Having been burned by Wolfram's "New Kind of Science", I've not much faith in his claims for "Wolfram Alpha". This lack of confidence may be the reason why I found it useless for correlating atmospheric CO2 concentration with total world population over a time period. I was unable to persuade "Alpha" to understand my interest. Once again Wolfram seems to confuse "knowledge" with "mathematical computation". It's probably great for computing fractals, but I doubt it will be able to use Fractal math to visualize modal vibrations in a piece of structure. It's not even good in it's "Birthday" example. Completely missed the Japanese invasion of Manchuria on my birth date. Instead substituted the death of Geli Raubel as the day's significant event. Google does it better!

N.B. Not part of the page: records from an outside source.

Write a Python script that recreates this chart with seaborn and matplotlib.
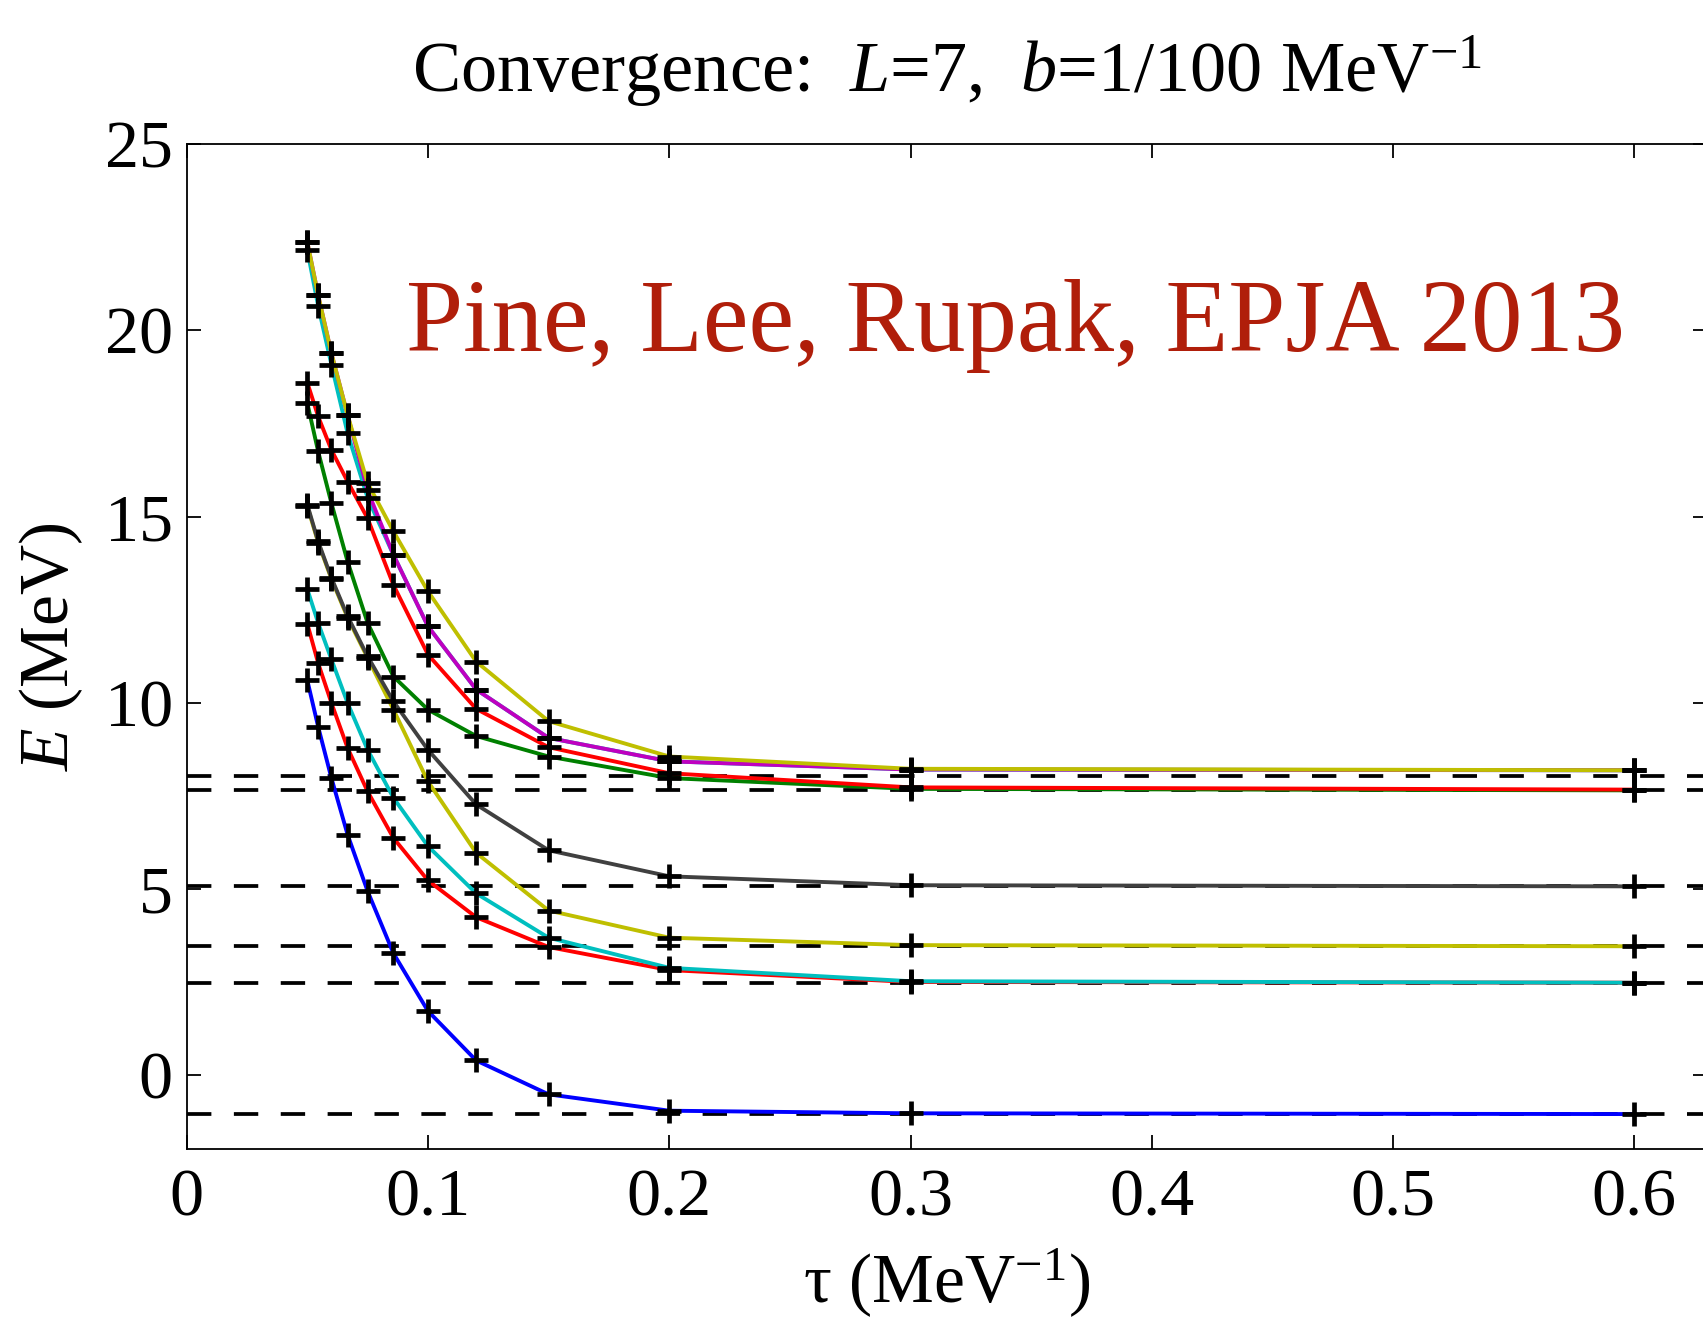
import numpy as np
import pandas as pd
import matplotlib
matplotlib.use("Agg")
import matplotlib.pyplot as plt
import seaborn as sns

# tau = 0.6/N, N = 12..1
tau = [0.05, 0.0545, 0.06, 0.0667, 0.075, 0.0857, 0.1, 0.12, 0.15, 0.2, 0.3, 0.6]

E_blue    = [10.60, 9.35, 7.97, 6.45, 4.93, 3.26, 1.71, 0.38, -0.53, -0.97, -1.04, -1.06]
E_red_lo  = [12.12, 11.06, 9.99, 8.78, 7.61, 6.36, 5.22, 4.23, 3.43, 2.81, 2.49, 2.47]
E_cyan_lo = [13.05, 12.14, 11.16, 9.99, 8.73, 7.44, 6.14, 4.87, 3.68, 2.87, 2.51, 2.47]
E_yel_lo  = [15.28, 14.30, 13.32, 12.28, 11.20, 9.81, 7.88, 5.96, 4.41, 3.68, 3.48, 3.45]
E_gray    = [15.32, 14.33, 13.35, 12.32, 11.24, 10.03, 8.73, 7.26, 6.03, 5.33, 5.09, 5.06]
E_green   = [18.05, 16.75, 15.36, 13.79, 12.14, 10.70, 9.81, 9.10, 8.55, 7.97, 7.68, 7.64]
E_red_hi  = [18.60, 17.69, 16.79, 15.94, 14.95, 13.16, 11.29, 9.83, 8.80, 8.10, 7.72, 7.66]
E_cyan_hi = [22.16, 20.66, 19.08, 17.24, 15.50, 13.97, 12.05, 10.35, 9.05, 8.42, 8.20, 8.18]
E_mag     = [22.38, 20.95, 19.39, 17.73, 15.70, 13.97, 12.05, 10.35, 9.05, 8.42, 8.20, 8.18]
E_yel_hi  = [22.38, 20.95, 19.39, 17.73, 15.90, 14.60, 12.99, 11.10, 9.50, 8.55, 8.22, 8.18]

E_exact = [8.02, 7.65, 5.06, 3.45, 2.47, -1.07]

curve_names = ["blue", "red_lo", "cyan_lo", "yel_lo", "gray", "green",
               "red_hi", "cyan_hi", "mag", "yel_hi"]
curve_values = [E_blue, E_red_lo, E_cyan_lo, E_yel_lo, E_gray, E_green,
                E_red_hi, E_cyan_hi, E_mag, E_yel_hi]
curve_colors = [(0, 0, 1), (1, 0, 0), (0, 0.75, 0.75), (0.75, 0.75, 0),
                (0.25, 0.25, 0.25), (0, 0.5, 0), (1, 0, 0), (0, 0.75, 0.75),
                (0.75, 0, 0.75), (0.75, 0.75, 0)]

sns.set_style("ticks")
plt.rcParams["font.family"] = ["Liberation Serif", "DejaVu Serif"]
plt.rcParams["mathtext.fontset"] = "custom"
plt.rcParams["mathtext.rm"] = "Liberation Serif"
plt.rcParams["mathtext.it"] = "Liberation Serif:italic"
plt.rcParams["mathtext.bf"] = "Liberation Serif:bold"
plt.rcParams["text.color"] = "black"
plt.rcParams["axes.labelcolor"] = "black"
plt.rcParams["xtick.color"] = "black"
plt.rcParams["ytick.color"] = "black"

fig = plt.figure(figsize=(17.03, 13.18), dpi=100)
ax = fig.add_axes([0.1096, 0.1282, 0.8926, 0.7622])

for e in E_exact:
    ax.axhline(e, color="k", lw=2.7, linestyle=(0, (6.5, 6.0)), zorder=1)

rows = []
for name, vals in zip(curve_names, curve_values):
    for t, v in zip(tau, vals):
        rows.append({"curve": name, "tau": t, "E": v})
df = pd.DataFrame(rows)

for name, col in zip(curve_names, curve_colors):
    sub = df[df["curve"] == name]
    sns.lineplot(data=sub, x="tau", y="E", color=col, lw=2.8, ax=ax,
                 sort=True, estimator=None, zorder=2)

sns.scatterplot(data=df, x="tau", y="E", marker="+", s=280, color="k",
                linewidth=3.4, ax=ax, zorder=3, legend=False)

ax.set_xlim(0, 0.63)
ax.set_ylim(-2, 25)
ax.set_xticks([0, 0.1, 0.2, 0.3, 0.4, 0.5, 0.6])
ax.set_xticklabels(["0", "0.1", "0.2", "0.3", "0.4", "0.5", "0.6"])
ax.set_yticks([0, 5, 10, 15, 20, 25])
ax.tick_params(direction="in", length=10, width=1.3, top=True, right=True,
               labelsize=49, colors="k")
ax.tick_params(axis="y", pad=10)
ax.tick_params(axis="x", pad=14)
for sp in ax.spines.values():
    sp.set_linewidth(1.3)
    sp.set_color("k")
    sp.set_visible(True)

ax.set_xlabel(r"τ (MeV$^{-1}$)", fontsize=50, labelpad=12, color="k")
ax.set_ylabel(r"$E$ (MeV)", fontsize=50, labelpad=14, color="k")
ax.set_title(r"Convergence:  $L$=7,  $b$=1/100 MeV$^{-1}$", fontsize=52,
             pad=38, color="k")

ax.text(0.091, 19.45, "Pine, Lee, Rupak, EPJA 2013", color="#B01E0A",
        fontsize=74, ha="left", va="baseline")

fig.savefig("out.png", dpi=100)
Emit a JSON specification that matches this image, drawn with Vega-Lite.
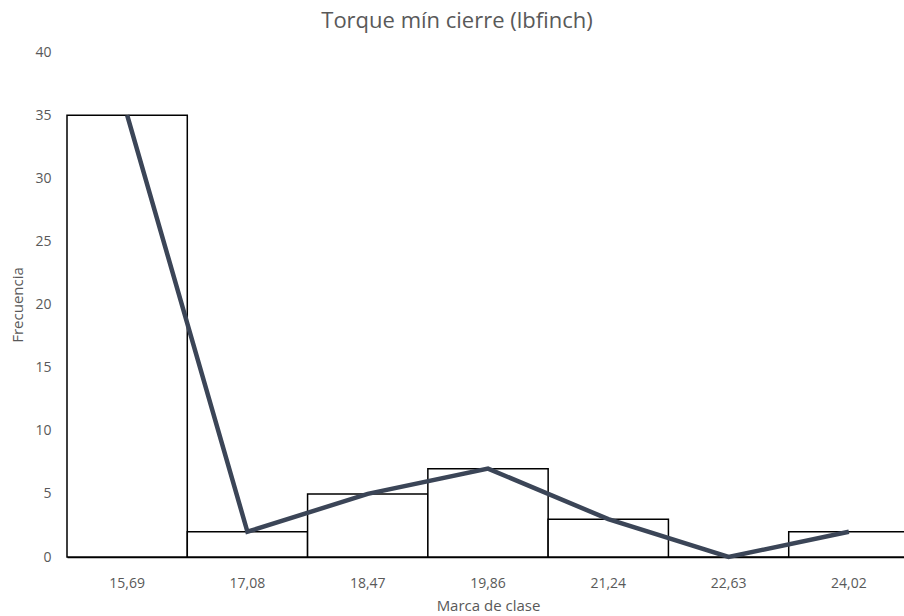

John W. ----- Original Message ----- From: "Paul N. Lee" <Paul.N.Lee@Worldnet.att.net> To: <fractint@mailman.xmission.com>; <fractal-world@yahoogroups.com> Sent: Sunday, May 24, 2009 10:18 AM Subject: [Fractint] Wolfram Alpha Boots Up
Friday evening (May 15, 2009) was the debut of Stephen Wolfram's "Wolfram Alpha". It officially went public on Monday (May 18, 2009) from the web site at: http://www.wolframalpha.com/index.html
According to this article: http://www.hpcwire.com/features/Wolfram-Alpha-Boots-Up-45364022.html Wolfram Alpha employs HPC clusters for its computational hardware. And at launch time, the application had access to about 10,000 x86 CPUs spread across five data-centers.
Apparently there are still a few problems to work out, based upon what the article states, but it is interesting to see that queries for fractals can be generated with varying iterations specified.